Bem, sem lenço, sem documento, celular ou relógio, fui. Que se danasse o medo, assim pensei reunindo forças e pedaladas. Passada a ponte, a curiosidade e o gosto do risco me levaram adiante, brincava com os fios da cidade. Fragmentos de árvores denunciavam o desmatamento: cena amazônica. Não demorou para que uma mata fechada engolisse a estrada. Meia hora depois, estava no meio do nada, enfrentando, heroicamente, atoleiros e mosquitos. A Airton Senna se distanciava cada vez mais de mim. Num ponto qualquer do caminho, um alambrado me alertava sobre a proximidade da civilização e da propriedade privada. Logo avistei, uma fábrica abandonada, rodeada por um córrego artificial que continha uma água cinza e malcheirosa. Um encanamento cruzava a estradinha e ia até outro prédio também abandonado. Atrás da tal construção, abria-se um campo verde e extenso formando uma paisagem inesperada. Impossível não parar, sem falar no argumento fisiológico: minha bexiga exigia um pit stop imediato. Parei, mijei, contemplei aquele lugar. Era como se a casa, o encanamento, o campo tivessem se organizado para que eu, e só eu, os visse. Satisfeito por esse furo de "reportagem", dei de cara com outro, no pneu da minha bike. Putz, não sabia que teria que pagar ingressso! "Caralho", no meio do nada, sem remendo, nem porra nenhuma, o que poderia fazer? Primeiro, esfriar a cabeça, depois fazer os cálculos.

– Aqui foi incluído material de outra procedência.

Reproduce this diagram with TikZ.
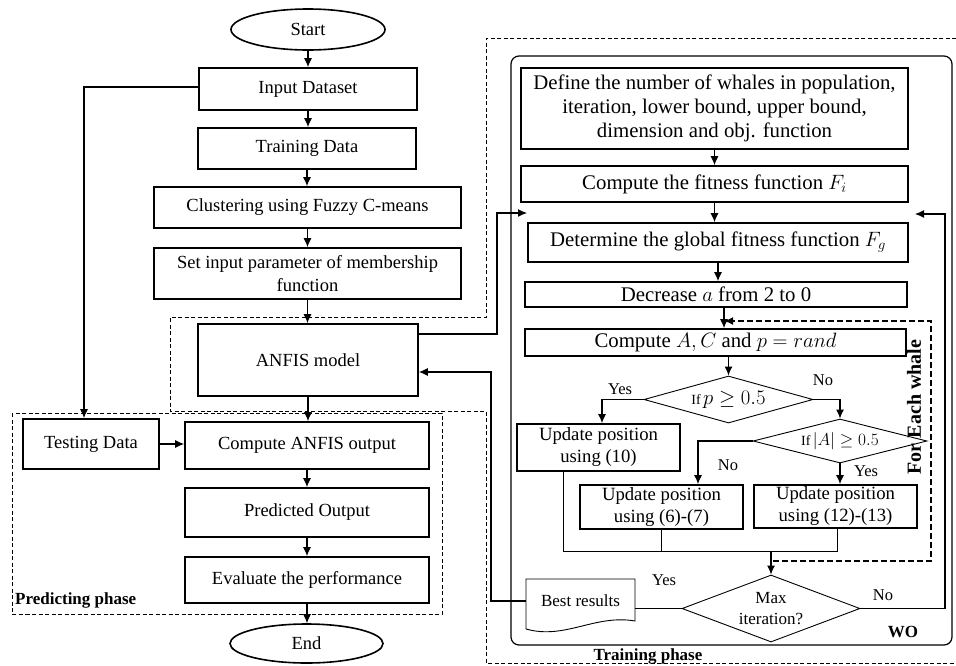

Deveria ser umas 16h, estava distante uns 4km do parque, ou seja, gastaria umas 2h a pé. Chegaria ao parque por volta das 18h, a tempo de procurar o quiosque em que se alugava bicicleta, onde com certeza haveria alguém para fazer o remendo no pneu.

A volta ou a aventura

Meus cálculos foram perfeitos, com exceção de não lembrar das dores na perna e de não contar com a falta de vontade do pessoal do quiosque em fazer o remendo. "Estamos sem cola" foi a desculpa que ouvi, tão esfarrapada quanto eu. Essa não colava (puta tracadilho tonto), mas o que poderia fazer, esfregar a bike no nariz do cara? Pelo menos, o mal humorado indicou que "lá fora" poderia encontrar um borracheiro. O "lá fora" se traduzia em mais 30 minutos de caminhada."Aí, bacana...não conserto pneu de bike não" disse um negrão suado e com cara de nenhum amigo. Dito assim, com tanta educação, a gente até entende. Comecei a pirar. Já me via caminhando mais uns 5 quilômetros, implorando em cada posto para que me permitissem deixar a bike ali, até que pudesse voltar para resgatá-la. Enquanto pensava mil coisas, um som estridente riscou meu ouvido...um trem. Alguém disse trem? Lembrei imediatamente que no metro, de domingo, era possível embarcar bikes. Será que o mesmo valia para o trem? Mais quinze minutos e descobri a resposta: SIM.

A volta foi uma história nostálgica à parte. Durante minha adolescência, esse era meu meio de transporte. Revisitá-lo assim, fazia dessa aventura uma espécie de volta no tempo.

Balanço

Pois é, galera. Não é dessa vez que poderei descrever com precisão o que vi nas franjas da cidade. Pelo menos, já é possível ter uma ideia do que significa pedalar onde a cidade se apresenta em fragmentos. Atravessando esses fios da cidade ou os seus vazios, tive certeza de que essa franja não era tão maleável quanto a da minha infância. Tocar esse ponto da cidade é estar preparado para uma vertigem que não fica só na ponta dos dedos...nem na ponta dos pés.